I know, “patience is a virtue” and whatnot—you already know this.

But what is the point? Why do we care about this? What does a virtue (like patience) do?

I could say it makes you a better person, which is nice, but when you’re sick and tired and frustrated beyond belief, this may not bring you much comfort.

I don’t blame you.

The reality is that patience does make you a better person (employee, friend, spouse, parent, driver . . . ), but patience also enables you to enjoy life, despite uncertainty, fears, and the increasingly long list of ‘“not now’s” we face day in and day out.

Patience means accepting that you are not in control of everything—most especially other people.
Patience means you are free from the burden of fear or worry about the future.
Patience means you can live in the moment, you can live for today.
Patience means you can be hopeful even in uncertainty.
Patience means you can embrace the adventure that life is.
Patience allows you to love mystery and live fully: you don’t know, you’re not “there” yet, and that’s okay.

Life, in a very real way, is waiting for one thing or another. But that doesn’t mean you can’t enjoy it. You can love the wait!

Theoretically, patience sounds like a good thing. But how do you live it? Most of us are familiar with the concept of patience but don’t actually know how to be more patient.

Like any good thing, it takes practice.

. . . Bet you didn’t see that one coming.

JK, you probably did . . . #predictable

Here are some ways I practice patience:

Still mornings

Getting up early and taking time to read, pray, and reflect has helped me immensely. I can carry that stillness with me into the rest of my day, even when the hours seem to be crawling by.

Painting my nails

When I manage to wait long enough for them to dry completely, I am giddy from the small victory.

Running

I want to have it done already, but I strive to pay attention to the pretty leaves, the music I’m listening to, or my breathing, instead of how much I want the run to be over. (Walks work for this, too.)

Fasting

It’s a great discipline that feeds into every area of your life. Giving up solid foods every once in a while has taught me a lot about the strength that lies in denying yourself something you really want right now.

Putting off purchases

There are so many things I want. Blankets, wall decorations, frames, clothes, shoes . . . I limit myself to only a couple of these types of “miscellaneous” purchases each month. Holding off buying that really cute or cozy or impractical [fill in the blank] can be frustrating, but it’s definitely easier on my wallet. And ultimately, I know I can live without it (at least until next month).

Reading

When I first started to read more frequently, my inclination was to get frustrated with how long it takes me to get through one book. As I continue to persevere, I’m learning to be okay with the fact that Gone with the Wind is most likely going to take me until Christmas to finish. And I will love every second of it.

Mindfulness

I aim to do one mindfulness meditation each day (hopefully that will increase eventually).

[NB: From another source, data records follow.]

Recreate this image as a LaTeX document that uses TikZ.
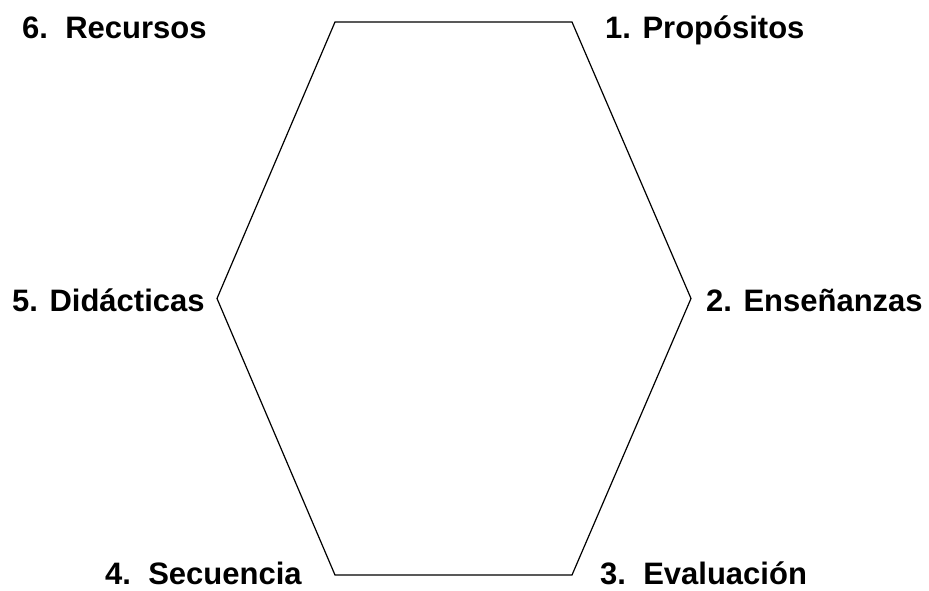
\documentclass[tikz,border=0pt]{standalone}
\usepackage{fontspec}
\setmainfont{Liberation Sans}
\tikzset{label text/.style={anchor=base west,inner sep=0pt,font=\fontsize{31}{34}\selectfont\bfseries},
 hex line/.style={draw=black,line width=1.2pt,line join=miter},
 }

\begin{document}
\begin{tikzpicture}[x=1pt,y=-1pt]
        \useasboundingbox (0,0) rectangle (929,591);
        \coordinate (tl) at (335,22);
        \coordinate (tr) at (572,22);
        \coordinate (rt) at (691,298.5);
        \coordinate (br) at (572,575);
        \coordinate (bl) at (335,575);
        \coordinate (lt) at (217,298.5);
        \draw[hex line] (tl) -- (tr) -- (rt) -- (br) -- (bl) -- (lt) -- cycle;
        \node[label text] (recursos) at (22,39) {6.\ \ Recursos};
        \node[label text] (propositos) at (605,39) {1. Propósitos};
        \node[label text] (didacticas) at (12,311) {5. Didácticas};
        \node[label text] (ensenanzas) at (706,311) {2. Enseñanzas};
        \node[label text] (secuencia) at (105,584) {4.\ \ Secuencia};
        \node[label text] (evaluacion) at (600,584) {3.\ \ Evaluación};
    \end{tikzpicture}
\end{document}
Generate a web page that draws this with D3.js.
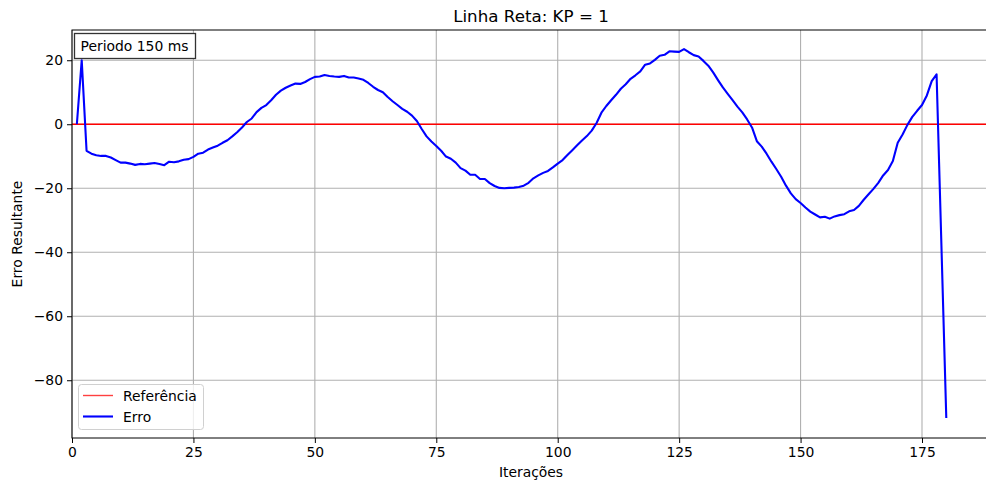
<!DOCTYPE html>
<html>
<head>
<meta charset="utf-8">
<script src="https://cdn.jsdelivr.net/npm/d3@7"></script>
<style>
  body { margin: 0; background: #fff; }
  svg { font-family: "DejaVu Sans", sans-serif; }
</style>
</head>
<body>
<div id="chart"></div>
<script>
// Error per iteration, iterations start at 1
const erro = [
  0, 20, -8.3, -9.2, -9.7, -9.9, -9.9, -10.4, -11.2, -12,
  -12, -12.3, -12.7, -12.4, -12.5, -12.3, -12.1, -12.4, -12.8, -11.7,
  -11.9, -11.6, -11.1, -10.9, -10.2, -9.2, -8.9, -7.9, -7.3, -6.7,
  -5.8, -5, -3.8, -2.5, -1, 0.7, 1.8, 3.8, 5.1, 6,
  7.5, 9.2, 10.5, 11.4, 12.1, 12.7, 12.6, 13.2, 14.1, 14.8,
  14.9, 15.4, 15.1, 14.9, 14.8, 15.1, 14.6, 14.6, 14.3, 13.9,
  12.9, 11.7, 10.7, 10, 8.5, 7.2, 6, 4.8, 3.9, 2.7,
  1, -1.5, -3.8, -5.4, -6.8, -8.3, -10.1, -10.8, -12, -13.7,
  -14.5, -15.8, -15.8, -17.1, -17.1, -18.4, -19.3, -19.9, -20, -19.9,
  -19.8, -19.6, -19.2, -18.3, -16.9, -16, -15.2, -14.6, -13.5, -12.3,
  -11.2, -9.6, -8.1, -6.6, -5.1, -3.7, -2, 0.4, 3.6, 5.7,
  7.5, 9.2, 11.1, 12.5, 14.2, 15.3, 16.5, 18.6, 19, 20.1,
  21.4, 21.7, 22.8, 22.7, 22.6, 23.5, 22.5, 21.6, 21.2, 19.8,
  18.3, 16.2, 13.8, 11.5, 9.5, 7.5, 5.5, 3.7, 1.5, -1,
  -5.3, -7, -9.2, -11.7, -14, -16.4, -19.2, -21.6, -23.4, -24.6,
  -26, -27.3, -28.2, -29.1, -28.9, -29.5, -28.8, -28.4, -28.1, -27.2,
  -26.8, -25.5, -23.6, -21.9, -20.2, -18.3, -16, -14.3, -11.5, -5.8,
  -3.2, -0.2, 2.3, 4.2, 6, 9, 13.5, 15.6, -38, -91.8
];
const referencia = 0;
const xTicks = [0, 25, 50, 75, 100, 125, 150, 175];
const yTicks = [-80, -60, -40, -20, 0, 20];

const width = 986, height = 483;
const plotLeft = 72, plotRight = 990, plotTop = 30, plotBottom = 438;

const svg = d3.select("#chart").append("svg")
    .attr("width", width)
    .attr("height", height);

const x = d3.scaleLinear().domain([0, 189]).range([plotLeft, plotRight]);
const y = d3.scaleLinear().domain([-98.05, 29.45]).range([plotBottom, plotTop]);

// grid
const grid = svg.append("g");
grid.selectAll(".gx").data(xTicks).enter().append("line")
    .attr("x1", d => x(d)).attr("x2", d => x(d))
    .attr("y1", plotTop).attr("y2", plotBottom)
    .attr("stroke", "#b0b0b0").attr("stroke-width", 1.1);
grid.selectAll(".gy").data(yTicks).enter().append("line")
    .attr("x1", plotLeft).attr("x2", plotRight)
    .attr("y1", d => y(d)).attr("y2", d => y(d))
    .attr("stroke", "#b0b0b0").attr("stroke-width", 1.1);

svg.append("clipPath").attr("id", "clip")
    .append("rect").attr("x", plotLeft).attr("y", plotTop)
    .attr("width", plotRight - plotLeft).attr("height", plotBottom - plotTop);

const plot = svg.append("g").attr("clip-path", "url(#clip)");

// reference line
plot.append("line")
    .attr("x1", plotLeft).attr("x2", plotRight)
    .attr("y1", y(referencia)).attr("y2", y(referencia))
    .attr("stroke", "#ff0000").attr("stroke-width", 1.4);

// error line
const line = d3.line()
    .x((d, i) => x(i + 1))
    .y(d => y(d));

plot.append("path")
    .datum(erro)
    .attr("d", line)
    .attr("fill", "none")
    .attr("stroke", "#0000ff")
    .attr("stroke-width", 2.1)
    .attr("stroke-linejoin", "round");

// axes
const fmt = d => (d < 0 ? "\u2212" + Math.abs(d) : String(d));
svg.append("g")
    .attr("transform", `translate(0,${plotBottom})`)
    .call(d3.axisBottom(x).tickValues(xTicks).tickFormat(fmt).tickSize(5).tickPadding(4))
    .call(g => g.select(".domain").remove())
    .call(g => g.selectAll("text").attr("font-size", 13.9).attr("fill", "#000").attr("font-family", "DejaVu Sans"));

svg.append("g")
    .attr("transform", `translate(${plotLeft},0)`)
    .call(d3.axisLeft(y).tickValues(yTicks).tickFormat(fmt).tickSize(5).tickPadding(4))
    .call(g => g.select(".domain").remove())
    .call(g => g.selectAll("text").attr("font-size", 13.9).attr("fill", "#000").attr("font-family", "DejaVu Sans"));

// spines
svg.append("rect")
    .attr("x", plotLeft).attr("y", plotTop)
    .attr("width", plotRight - plotLeft).attr("height", plotBottom - plotTop)
    .attr("fill", "none").attr("stroke", "#000").attr("stroke-width", 1);

// title and labels
svg.append("text")
    .attr("x", (plotLeft + plotRight) / 2).attr("y", 22)
    .attr("text-anchor", "middle")
    .attr("font-size", 16.7)
    .text("Linha Reta: KP = 1");

svg.append("text")
    .attr("x", (plotLeft + plotRight) / 2).attr("y", 477)
    .attr("text-anchor", "middle")
    .attr("font-size", 13.9)
    .text("Iterações");

svg.append("text")
    .attr("transform", `translate(22,${(plotTop + plotBottom) / 2}) rotate(-90)`)
    .attr("text-anchor", "middle")
    .attr("font-size", 13.9)
    .text("Erro Resultante");

// "Periodo" text box
svg.append("rect")
    .attr("x", 74.5).attr("y", 33.5)
    .attr("width", 121).attr("height", 25)
    .attr("fill", "#fff").attr("stroke", "#333").attr("stroke-width", 1.3);
svg.append("text")
    .attr("x", 80.5).attr("y", 50.5)
    .attr("font-size", 13.9)
    .text("Periodo 150 ms");

// legend
const legend = svg.append("g");
legend.append("rect")
    .attr("x", 78.5).attr("y", 384.5)
    .attr("width", 125).attr("height", 45)
    .attr("rx", 3)
    .attr("fill", "#fff").attr("fill-opacity", 0.8)
    .attr("stroke", "#d0d0d0");
const items = [
  { label: "Referência", color: "#ff0000", opacity: 0.75, w: 1.4 },
  { label: "Erro", color: "#0000ff", opacity: 1, w: 2.1 }
];
items.forEach((it, i) => {
  const yy = 395.5 + i * 21;
  legend.append("line")
      .attr("x1", 83).attr("x2", 113)
      .attr("y1", yy).attr("y2", yy)
      .attr("stroke", it.color).attr("stroke-opacity", it.opacity)
      .attr("stroke-width", it.w);
  legend.append("text")
      .attr("x", 123).attr("y", yy + 5)
      .attr("font-size", 13.9)
      .text(it.label);
});
</script>
</body>
</html>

Sitting still trying to think of nothing for ten minutes is possibly one of the most difficult things I’ll ever do, but it is essential to the art of being present. If you’re not sure where to start, you can use this resource to begin learning how to practice mindfulness.


Here’s the thing, I don’t want to wait my life away. I don’t want to spend my days just trying to make it to 5:00 p.m. I don’t want to spend my weeks daydreaming about the weekend. I don’t want to wish away my single life. I don’t want to hate my commute or stare at my phone hoping for a response. I want to live now.

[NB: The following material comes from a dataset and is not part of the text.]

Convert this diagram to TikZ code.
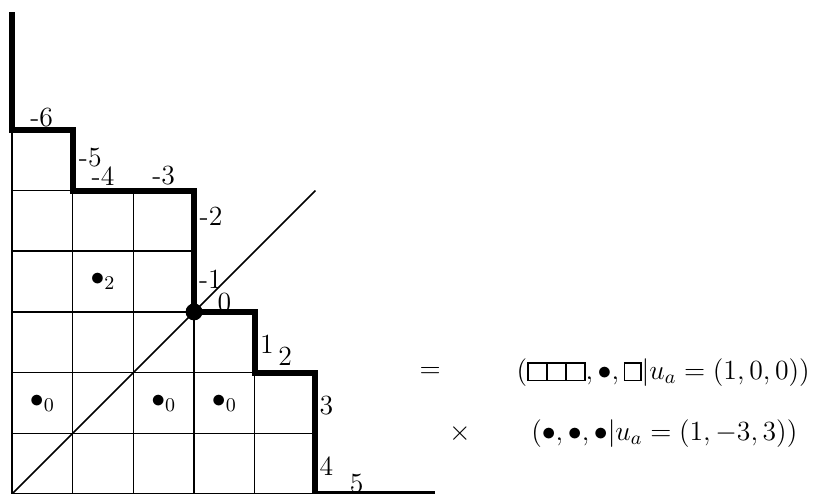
\RequirePackage{fix-cm}
\documentclass[tikz,border=0pt]{standalone}
\usepackage{amsmath}
\setlength{\fboxsep}{0pt}
\setlength{\fboxrule}{0.7pt}
\newcommand{\celdilla}[1]{\fbox{\rule{0pt}{7.4pt}\rule{#1}{0pt}}}
\newcommand{\filatres}{\celdilla{8.2pt}\kern-0.7pt\celdilla{8.2pt}\kern-0.7pt\celdilla{8.2pt}}
\begin{document}
\begin{tikzpicture}[
  font=\fontsize{13}{15.6}\selectfont,
  celda/.style={draw, line width=0.7pt},
  camino/.style={line width=2.8pt},
  diagonal/.style={line width=0.7pt},
  etiqueta/.style={inner sep=0pt}
]
  \useasboundingbox (-0.198,0) rectangle (13.48,8.14);
  % celdas del diagrama
  \foreach \r/\n in {0/5,1/5,2/4,3/3,4/3,5/1}
    \foreach \c in {1,...,\n}
      \draw[celda] (\c-1,\r) rectangle (\c,\r+1);
  % diagonal y punto central
  \coordinate (origen) at (0,0);
  \coordinate (extremo) at (5,5);
  \draw[diagonal] (origen) -- (extremo);
  \node[circle, fill, inner sep=0pt, minimum size=0.28cm] (centro) at (3,3) {};
  % borde del diagrama
  \draw[camino] (0,7.94) -- (0,6) -- (1,6) -- (1,5) -- (3,5) -- (3,3)
    -- (4,3) -- (4,2) -- (5,2) -- (5,0) -- (6.97,0);
  % contenidos
  \node[etiqueta] (m6) at (0.49,6.2)  {-6};
  \node[etiqueta] (m5) at (1.29,5.55) {-5};
  \node[etiqueta] (m4) at (1.5,5.24)  {-4};
  \node[etiqueta] (m3) at (2.5,5.24)  {-3};
  \node[etiqueta] (m2) at (3.28,4.57) {-2};
  \node[etiqueta] (m1) at (3.27,3.54) {-1};
  \node[etiqueta] (c0) at (3.5,3.16)  {0};
  \node[etiqueta] (p1) at (4.2,2.47)  {1};
  \node[etiqueta] (p2) at (4.5,2.27)  {2};
  \node[etiqueta] (p3) at (5.18,1.45) {3};
  \node[etiqueta] (p4) at (5.18,0.45) {4};
  \node[etiqueta] (p5) at (5.68,0.17) {5};
  % bolitas en las celdas
  \node (bola2) at (1.5,3.5) {$\bullet_2$};
  \node (bolaA) at (0.5,1.5) {$\bullet_0$};
  \node (bolaB) at (2.5,1.5) {$\bullet_0$};
  \node (bolaC) at (3.5,1.5) {$\bullet_0$};
  % descomposicion
  \node (igual) at (6.89,2.0) {$=$};
  \node (por)   at (7.38,1.0) {$\times$};
  \node (tupla1) at (10.73,2.0) {$(\filatres,\bullet,\celdilla{7pt}|u_a=(1,0,0))$};
  \node (tupla2) at (10.75,1.0) {$(\bullet,\bullet,\bullet|u_a=(1,-3,3))$};
\end{tikzpicture}
\end{document}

I want to live patiently, savoring every second.

Those four months were dreadful. My career and relationship were hanging in the balance and there was nothing I could do . . . except wait.

And wait I did. And I’m still waiting. Because even though I eventually lost the boy and got the job, the wait isn’t over.

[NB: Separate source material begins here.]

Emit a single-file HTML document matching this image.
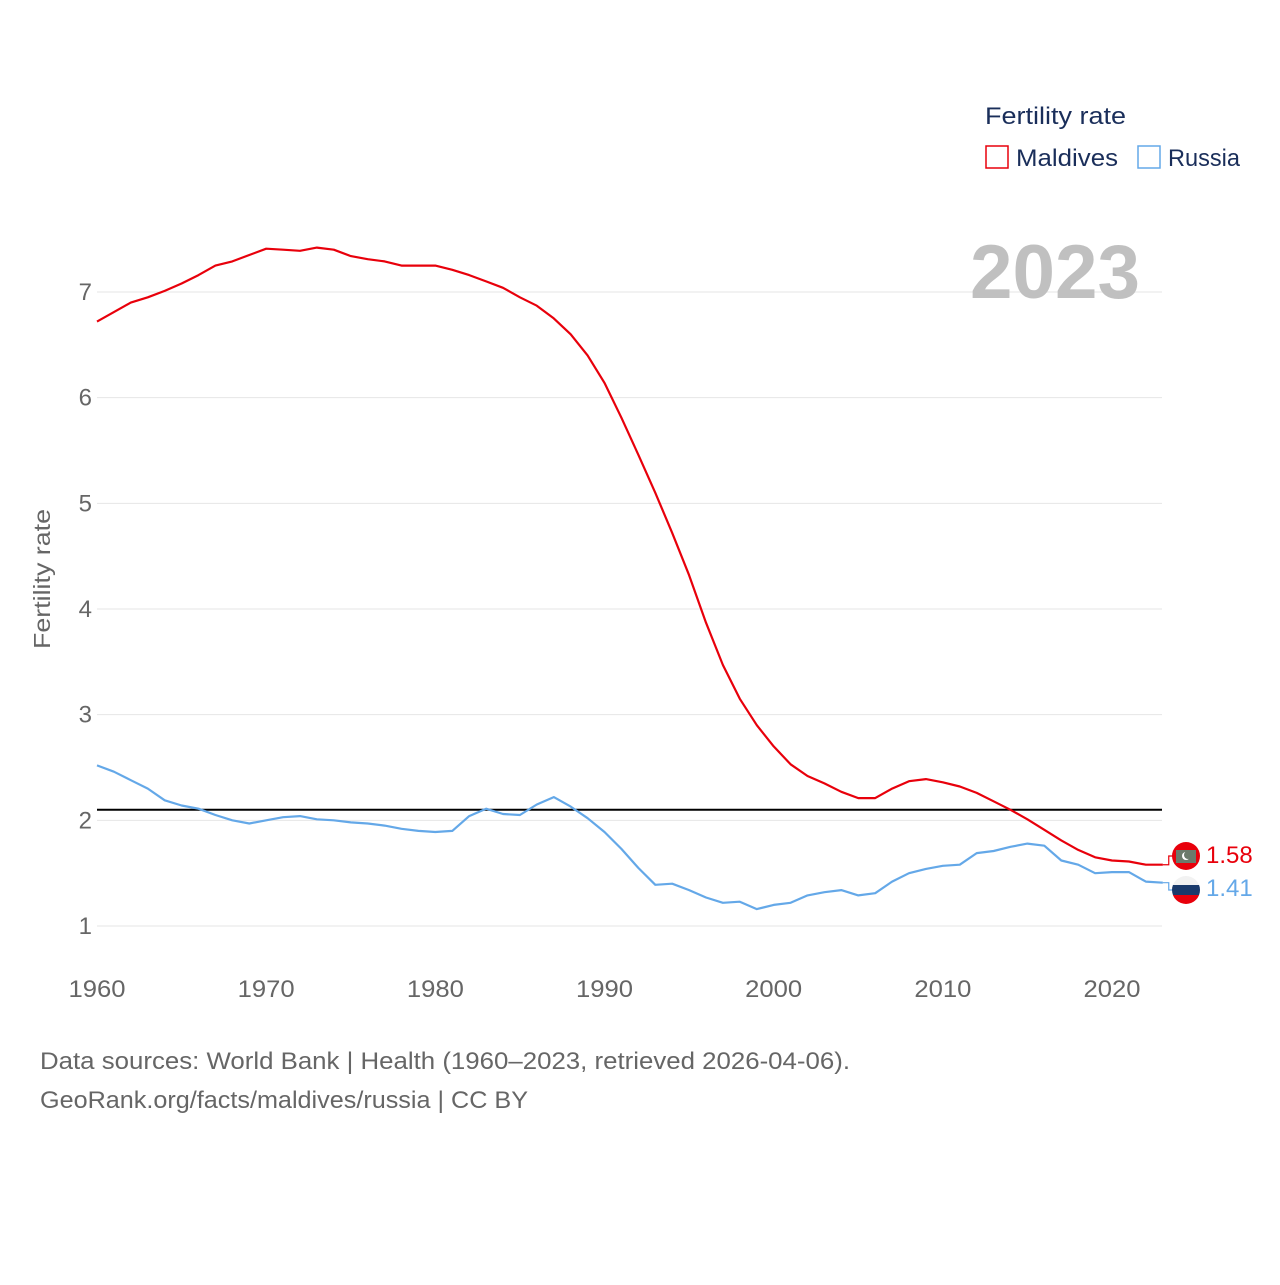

Those four months taught me that life, in a very real way, is waiting for one thing or another. But that doesn’t mean I can’t enjoy it. I can love the wait.

I’m waiting for 5:00 p.m., I’m waiting for Friday, I’m waiting to go home and see my family again, I’m waiting to meet someone . . .

Waiting doesn’t mean worrying. As much as I can, I want to be #carefree—and patience is helping me get there, one moment at a time.